Last but not least, who could forget trick-or-treating? The most quintessential Halloween tradition there is. Surprisingly, this Halloween practice likely has its origins in an old Christian tradition of “souling” (once again, popular in Ireland.) On All Hallows’ Eve, children went door to door offering a prayer for a dearly departed loved one. In exchange, they received soul cakes, which had a cross cut in the top. Another potential origin of trick-or-treating is “mumming,” where costumed performers would go door to door exchanging songs for a glass of something hot and usually alcoholic.
Why Does Halloween Fall on October 31?
It’s been theorized that holding Halloween on the day before the Christian All Saints’ Day was an attempt at fusing Christian practices with existing folk customs. Essentially, early Christians tacked a Church celebration onto Samhain to get the pagans on board. Sneaky.
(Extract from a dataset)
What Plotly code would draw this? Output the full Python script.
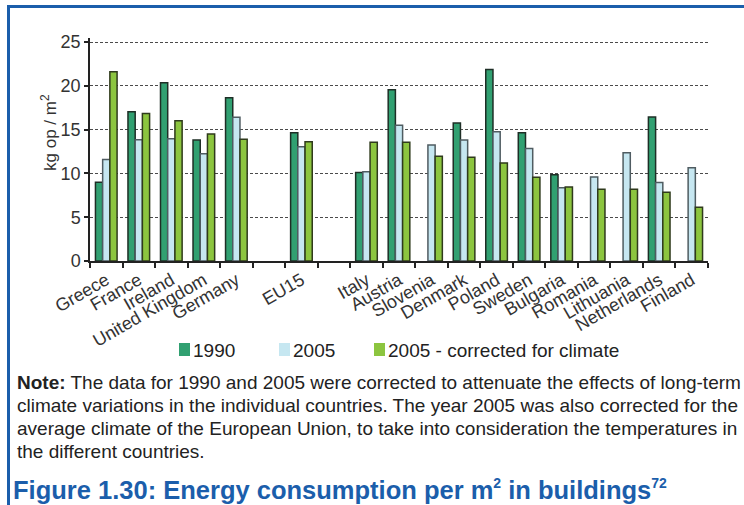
import plotly.graph_objects as go

# Energy consumption per m2 in buildings (kg oil-equivalent per m2)
countries = ["Greece", "France", "Ireland", "United Kingdom", "Germany", " ",
             "EU15", "  ", "Italy", "Austria", "Slovenia", "Denmark", "Poland",
             "Sweden", "Bulgaria", "Romania", "Lithuania", "Netherlands", "Finland"]
y1990 = [9.0, 17.05, 20.35, 13.8, 18.65, None, 14.65, None, 10.1, 19.55, None,
         15.75, 21.85, 14.65, 9.85, None, None, 16.45, None]
y2005 = [11.6, 13.85, 13.95, 12.25, 16.4, None, 13.05, None, 10.2, 15.5, 13.25,
         13.8, 14.75, 12.85, 8.35, 9.6, 12.35, 8.95, 10.65]
y2005_climate = [21.6, 16.85, 16.0, 14.5, 13.9, None, 13.6, None, 13.55, 13.55,
                 11.95, 11.85, 11.2, 9.55, 8.45, 8.2, 8.2, 7.85, 6.15]
y_ticks = [0, 5, 10, 15, 20, 25]

series_names = ["1990", "2005", "2005 - corrected for climate"]
fill_colors = ["#31a071", "#c6e7f1", "#8cc53f"]
edge_colors = ["#1e2e26", "#4f5c61", "#2f3a1c"]

note_lines = [
    "<b>Note:</b> The data for 1990 and 2005 were corrected to attenuate the effects of long-term",
    "climate variations in the individual countries. The year 2005 was also corrected for the",
    "average climate of the European Union, to take into consideration the temperatures in",
    "the different countries.",
]
SUP = "<sup><span style='font-size:14px'>{}</span></sup>"
title_text = ("Figure 1.30: Energy consumption per m" + SUP.format("2")
              + " in buildings" + SUP.format("72"))

W, H = 744, 505
L, R, T, B = 90, 36, 38, 244
PW, PH = W - L - R, H - T - B
Y_TOP = PH / 8.76  # value range shown by the plot area

TEXT_FONT = "Liberation Sans, Arial, sans-serif"
AXIS_FONT = "Liberation Sans, Arial, sans-serif"
BLUE = "#1b5eab"


def px(x):
    return (x - L) / PW


def py(y):
    return (H - B - y) / PH


fig = go.Figure()
for vals, name, fc, ec in zip([y1990, y2005, y2005_climate], series_names,
                              fill_colors, edge_colors):
    fig.add_trace(go.Bar(
        x=countries, y=vals, name=name,
        marker=dict(color=fc, line=dict(color=ec, width=1.5)),
        showlegend=False,
    ))

shapes = [
    # frame: blue rule along the left and top edges
    dict(type="line", xref="paper", yref="paper", x0=px(8.5), x1=px(8.5),
         y0=py(5), y1=py(H + 5), line=dict(color=BLUE, width=3)),
    dict(type="line", xref="paper", yref="paper", x0=px(7), x1=px(W + 5),
         y0=py(6.5), y1=py(6.5), line=dict(color=BLUE, width=3)),
]
annotations = [
    dict(text="kg op / m<sup>2</sup>", x=px(49), y=py(133), xref="paper", yref="paper",
         showarrow=False, textangle=-90, font=dict(family=AXIS_FONT, size=17, color="#333"),
         xanchor="center", yanchor="middle"),
]

# legend drawn as swatches and labels under the axis
legend_x = [179, 279, 374]
for lx, name, fc in zip(legend_x, series_names, fill_colors):
    shapes.append(dict(type="rect", xref="paper", yref="paper",
                       x0=px(lx), x1=px(lx + 11), y0=py(356), y1=py(343),
                       fillcolor=fc, line=dict(width=0)))
    annotations.append(dict(text=name, x=px(lx + 12), y=py(350), xref="paper", yref="paper",
                            showarrow=False, xanchor="left", yanchor="middle",
                            font=dict(family=TEXT_FONT, size=19, color="#222")))

for i, line in enumerate(note_lines):
    annotations.append(dict(text=line, x=px(15), y=py(382 + i * 23), xref="paper", yref="paper",
                            showarrow=False, xanchor="left", yanchor="middle", align="left",
                            font=dict(family=TEXT_FONT, size=19, color="#222")))

annotations.append(dict(text=title_text, x=px(11), y=py(489), xref="paper", yref="paper",
                        showarrow=False, xanchor="left", yanchor="middle",
                        font=dict(family=TEXT_FONT, size=25.5, color=BLUE, weight="bold")))

fig.update_layout(
    width=W, height=H,
    margin=dict(l=L, r=R, t=T, b=B, autoexpand=False),
    paper_bgcolor="white", plot_bgcolor="white",
    barmode="group", bargap=0.335, bargroupgap=0,
    shapes=shapes, annotations=annotations,
    xaxis=dict(
        type="category", tickangle=-30, tickson="boundaries", ticks="outside",
        ticklen=5, tickwidth=1.5, tickcolor="#222",
        showline=True, linecolor="#222", linewidth=1.5, showgrid=False,
        tickfont=dict(family=AXIS_FONT, size=18, color="#333"),
    ),
    yaxis=dict(
        range=[0, Y_TOP], tickvals=y_ticks, ticks="outside", ticklen=4, tickwidth=1.5,
        tickcolor="#222", showline=True, linecolor="#222", linewidth=1.5,
        showgrid=True, gridcolor="#4a4a4a", gridwidth=1.3, griddash="3px,2px",
        zeroline=False, tickfont=dict(family=AXIS_FONT, size=18, color="#333"),
    ),
)

fig.write_html("out.html")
Another explanation for the timing of Halloween is that the night before the holiest of saints’ days is naturally considered in opposition. It’s no wonder that Hallows’ Eve is associated with everything dark, spooky, and evil, with monsters and ghouls wandering the countryside, before being banished by the light of the saints.
Whatever the reason for Halloween’s autumnal presence, one thing is true: There’s no better time to tell ghost stories around the fire than on Halloween, the spookiest night of the year!